We have a few recommendations on this front that are specifically focused on the fact that the majority of care in Canada is, in fact, as you say, delivered by women. That has long-term consequences, particularly on the earnings side and on the retirement security side as well.
I'll put forward two recommendations to you right now. The first is around CPP fairness. It's often women who take a lot of time out of the labour market to provide care for somebody in their lives—a child with a disability, an aging parent, a sibling with a mental health challenge or something like that. When you take five, seven or 10 years out of the labour market, that's five, seven or 10 years you're not contributing to CPP. That means when you retire, your CPP earnings are that much lower than they otherwise would have been if you'd been working and hadn't had these care responsibilities.
Our position is that you're doing all of us, collectively, a net good, and doing all Canadians a net good, by supporting the people you love to do as well as they can. We need to support you in that. One idea we're putting forward for consideration in the national caregiving strategy is that the math underlying CPP be adjusted. If you take time out of the labour market to be a caregiver, those years should sort of be factored out the way they are now for a couple of years of child care in the early stages of life. Grow that number so that you can factor out more years and not be punished when you retire. Your CPP earnings are as if you had been working your average wage for that full time that you had been out of the market for the purpose of caregiving.

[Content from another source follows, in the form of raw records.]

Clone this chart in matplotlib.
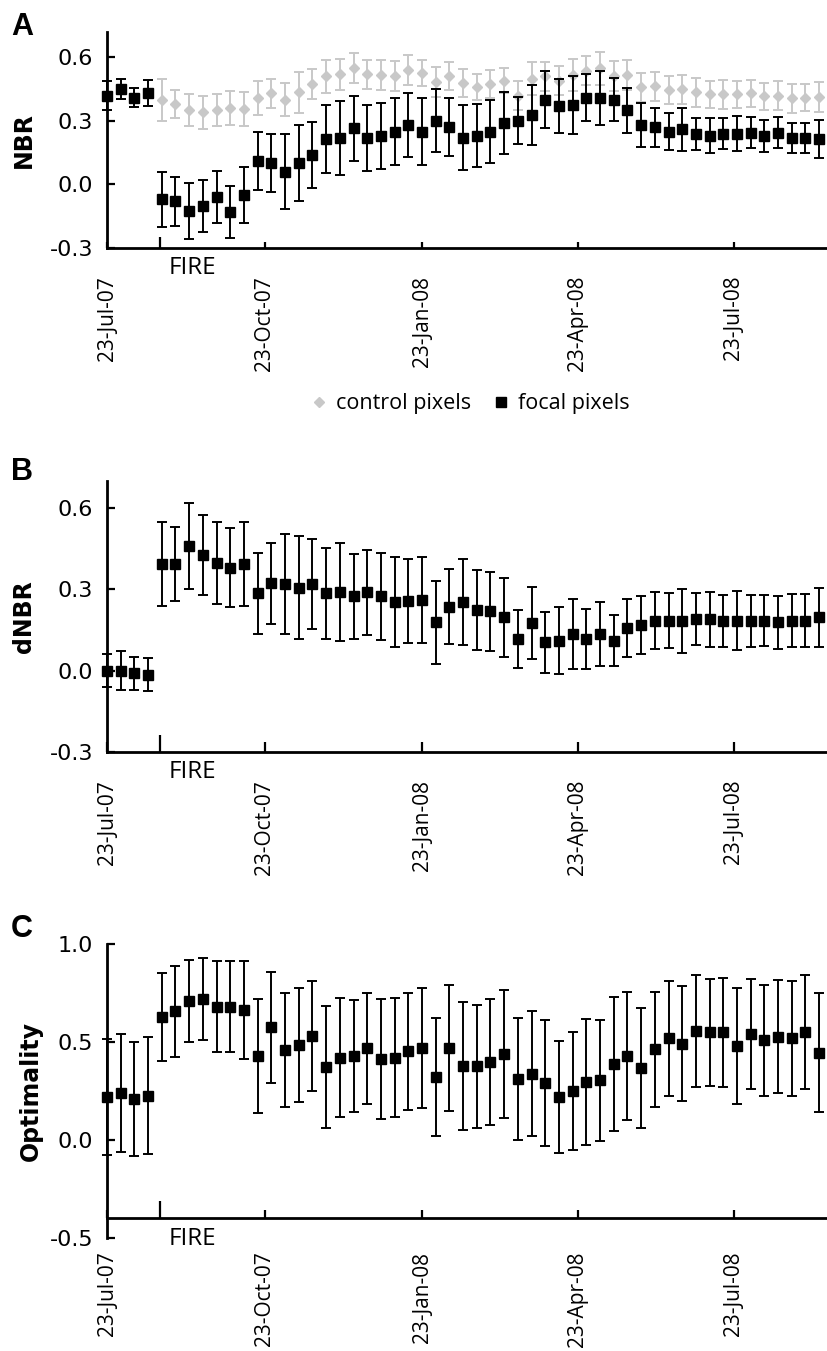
import matplotlib
matplotlib.use("Agg")
import matplotlib.pyplot as plt
import matplotlib.dates as mdates
from matplotlib.ticker import FormatStrFormatter
import pandas as pd

# 8-day composites starting 23-Jul-07
dates = pd.date_range("2007-07-23", periods=54, freq="8D").to_pydatetime()
fire_date = pd.Timestamp("2007-08-23").to_pydatetime()
tick_dates = pd.to_datetime(["2007-07-23", "2007-10-23", "2008-01-23",
                             "2008-04-23", "2008-07-23"]).to_pydatetime()
x_end = pd.Timestamp("2008-09-29").to_pydatetime()

# Panel A - NBR
nbr_focal = [0.42, 0.45, 0.41, 0.43, -0.07, -0.08, -0.125, -0.10, -0.06, -0.13, -0.05,
             0.11, 0.10, 0.06, 0.10, 0.14, 0.215, 0.22, 0.265, 0.22, 0.23, 0.25, 0.28,
             0.25, 0.30, 0.27, 0.22, 0.23, 0.25, 0.29, 0.30, 0.33, 0.40, 0.37, 0.375,
             0.41, 0.41, 0.40, 0.35, 0.28, 0.27, 0.25, 0.26, 0.24, 0.23, 0.24, 0.24,
             0.245, 0.23, 0.245, 0.22, 0.22, 0.215, 0.21]
nbr_focal_err = [0.067, 0.046, 0.046, 0.061, 0.13, 0.116, 0.133, 0.123, 0.122, 0.121, 0.133,
                 0.138, 0.136, 0.178, 0.18, 0.156, 0.16, 0.173, 0.154, 0.155, 0.155, 0.156,
                 0.152, 0.158, 0.149, 0.137, 0.153, 0.149, 0.148, 0.148, 0.111, 0.142, 0.135,
                 0.127, 0.137, 0.111, 0.127, 0.102, 0.105, 0.104, 0.093, 0.087, 0.101, 0.076,
                 0.083, 0.073, 0.084, 0.073, 0.076, 0.073, 0.072, 0.072, 0.09, 0.08]
nbr_control = [0.42, 0.45, 0.41, 0.43, 0.40, 0.38, 0.35, 0.34, 0.35, 0.36, 0.356,
               0.408, 0.43, 0.40, 0.435, 0.474, 0.51, 0.52, 0.55, 0.52, 0.517, 0.513, 0.54,
               0.526, 0.485, 0.513, 0.48, 0.46, 0.474, 0.49, 0.42, 0.50, 0.51, 0.49, 0.517,
               0.537, 0.548, 0.513, 0.517, 0.458, 0.463, 0.446, 0.45, 0.435, 0.425, 0.425,
               0.425, 0.43, 0.416, 0.42, 0.406, 0.41, 0.414, 0.41]
nbr_control_err = [0.067, 0.046, 0.046, 0.061, 0.098, 0.067, 0.076, 0.079, 0.076, 0.08, 0.08,
                   0.079, 0.067, 0.078, 0.096, 0.07, 0.078, 0.073, 0.072, 0.07, 0.07, 0.07,
                   0.07, 0.062, 0.07, 0.066, 0.066, 0.061, 0.066, 0.06, 0.067, 0.077, 0.07,
                   0.068, 0.077, 0.068, 0.076, 0.072, 0.07, 0.07, 0.07, 0.066, 0.068, 0.068,
                   0.064, 0.067, 0.064, 0.064, 0.063, 0.067, 0.068, 0.065, 0.07, 0.068]

# Panel B - dNBR
dnbr = [0.0, 0.0, -0.009, -0.015, 0.394, 0.394, 0.46, 0.427, 0.397, 0.38, 0.394,
        0.285, 0.323, 0.32, 0.307, 0.32, 0.285, 0.29, 0.274, 0.29, 0.274, 0.252, 0.258,
        0.262, 0.178, 0.236, 0.252, 0.224, 0.219, 0.197, 0.117, 0.175, 0.105, 0.111,
        0.135, 0.117, 0.135, 0.111, 0.157, 0.168, 0.185, 0.185, 0.185, 0.19, 0.19, 0.185,
        0.185, 0.185, 0.185, 0.178, 0.185, 0.185, 0.197, 0.19]
dnbr_err = [0.061, 0.071, 0.061, 0.061, 0.155, 0.138, 0.157, 0.148, 0.151, 0.146, 0.155,
            0.149, 0.149, 0.186, 0.189, 0.166, 0.169, 0.181, 0.158, 0.157, 0.161, 0.166,
            0.154, 0.158, 0.152, 0.138, 0.159, 0.147, 0.147, 0.145, 0.108, 0.133, 0.113,
            0.125, 0.130, 0.110, 0.119, 0.094, 0.108, 0.108, 0.105, 0.101, 0.118, 0.096,
            0.102, 0.096, 0.108, 0.096, 0.095, 0.097, 0.097, 0.098, 0.108, 0.1]

# Panel C - Optimality
opt = [0.219, 0.241, 0.21, 0.227, 0.626, 0.658, 0.711, 0.72, 0.68, 0.68, 0.663,
       0.429, 0.574, 0.458, 0.484, 0.53, 0.373, 0.42, 0.429, 0.467, 0.412, 0.42, 0.453,
       0.47, 0.321, 0.47, 0.376, 0.376, 0.398, 0.438, 0.313, 0.338, 0.29, 0.219, 0.25,
       0.296, 0.304, 0.39, 0.429, 0.368, 0.462, 0.518, 0.492, 0.556, 0.549, 0.549,
       0.479, 0.54, 0.509, 0.526, 0.518, 0.549, 0.446, 0.37]
opt_err = [0.295, 0.30, 0.29, 0.299, 0.225, 0.232, 0.209, 0.209, 0.231, 0.232, 0.248,
           0.29, 0.282, 0.29, 0.29, 0.28, 0.311, 0.302, 0.286, 0.285, 0.306, 0.302, 0.299,
           0.308, 0.299, 0.32, 0.326, 0.315, 0.323, 0.327, 0.312, 0.319, 0.323, 0.284,
           0.301, 0.319, 0.31, 0.342, 0.325, 0.307, 0.294, 0.291, 0.293, 0.286, 0.274,
           0.278, 0.294, 0.281, 0.282, 0.288, 0.291, 0.291, 0.305, 0.3]

GREY = "#c8c8c8"
W, H = 827, 1351


def px_axes(top, bottom, left=107, right=850):
    return [left / W, 1 - bottom / H, (right - left) / W, (bottom - top) / H]


def focal_bars(ax, y, err):
    return ax.errorbar(dates, y, yerr=err, fmt="s", color="black", ms=7,
                       elinewidth=1.4, capsize=3.5, capthick=1.4, zorder=3,
                       clip_on=False)


def style_axis(ax, ylim, yticks, axis_y, major_len, fire_len, pad, label, label_x):
    ax.set_xlim(dates[0], x_end)
    ax.set_ylim(*ylim)
    ax.set_yticks(yticks)
    ax.yaxis.set_major_formatter(FormatStrFormatter("%.1f"))
    ax.spines[["top", "right"]].set_visible(False)
    ax.spines["bottom"].set_position(("data", axis_y))
    for s in ["left", "bottom"]:
        ax.spines[s].set_linewidth(2.0)
    ax.set_xticks(tick_dates)
    ax.xaxis.set_major_formatter(mdates.DateFormatter("%d-%b-%y"))
    ax.set_xticks([fire_date], minor=True)
    ax.tick_params(axis="x", which="major", direction="in", length=major_len, width=1.6,
                   pad=pad, labelrotation=90, labelsize=15, labelfontfamily="Open Sans")
    ax.tick_params(axis="x", which="minor", direction="in", length=fire_len, width=1.6)
    ax.tick_params(axis="y", direction="in", length=6, width=1.6, pad=10, labelsize=16)
    ax.annotate("FIRE", xy=(fire_date, axis_y), xytext=(6, -6), textcoords="offset points",
                ha="left", va="top", fontsize=17.5, family="Open Sans")
    ax.set_ylabel(label, fontsize=17, fontweight="bold")
    ax.yaxis.set_label_coords((label_x - 107) / (850 - 107), 0.5)


fig = plt.figure(figsize=(W / 100, H / 100), dpi=100)

# A
ax1 = fig.add_axes(px_axes(32, 248))
ctrl = ax1.errorbar(dates, nbr_control, yerr=nbr_control_err, fmt="D", color=GREY, ms=5.5,
                    elinewidth=1.4, capsize=3.5, capthick=1.4, zorder=2, clip_on=False)
foc = focal_bars(ax1, nbr_focal, nbr_focal_err)
style_axis(ax1, (-0.3, 0.72), [-0.3, 0.0, 0.3, 0.6], -0.3, 4, 8, 20, "NBR", 36)
fig.legend([ctrl[0], foc[0]], ["control pixels", "focal pixels"], loc="center",
           bbox_to_anchor=(470 / W, 1 - 404 / H), ncol=2, frameon=False,
           prop={"family": "Open Sans", "size": 15.5}, handlelength=0.8,
           handletextpad=0.4, columnspacing=1.0)

# B
ax2 = fig.add_axes(px_axes(481, 752))
focal_bars(ax2, dnbr, dnbr_err)
style_axis(ax2, (-0.3, 0.7), [-0.3, 0.0, 0.3, 0.6], -0.3, 7, 12, 20, "dNBR", 36)

# C
ax3 = fig.add_axes(px_axes(944, 1238))
focal_bars(ax3, opt, opt_err)
style_axis(ax3, (-0.5, 1.0), [-0.5, 0.0, 0.5, 1.0], -0.4, 6, 12, 24, "Optimality", 43)

for letter, top in [("A", 12), ("B", 457), ("C", 914)]:
    fig.text(11 / W, 1 - top / H, letter, fontsize=22, fontweight="bold",
             family="Liberation Sans", ha="left", va="top")

fig.savefig("out.png", dpi=100)
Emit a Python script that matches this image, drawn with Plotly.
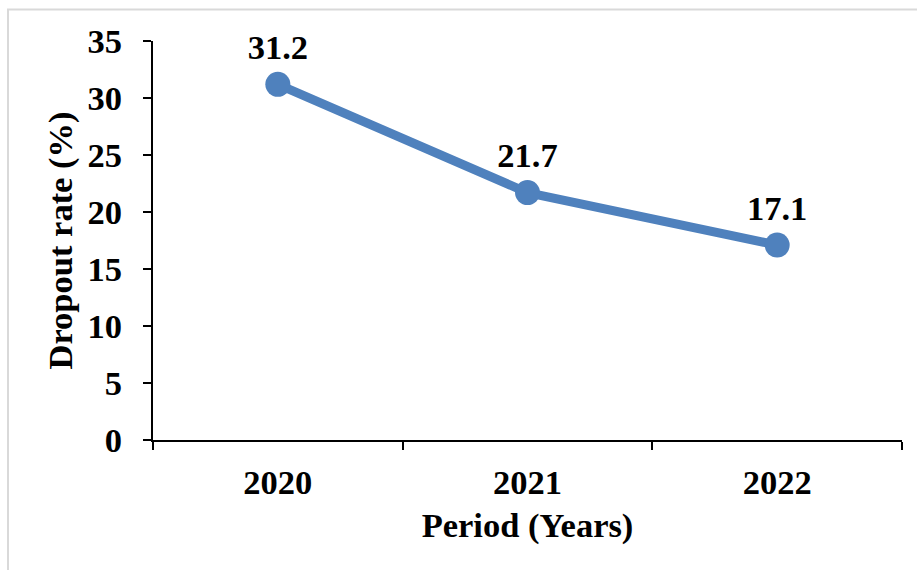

On the care provider front—personal support workers and direct support professionals—north of 70% are women and are largely newcomers. They're not entirely newcomers, but there are a lot of newcomers in that population. There's a standing commitment to a $25-an-hour minimum wage for personal support workers. That goes back a couple of years. Our suggestion is, let's do that. Let's start with that. Let's also extend that to the other players in the care economy who provide this kind of work and these kinds of services for vulnerable people.
Those are just two areas, with many more available to you.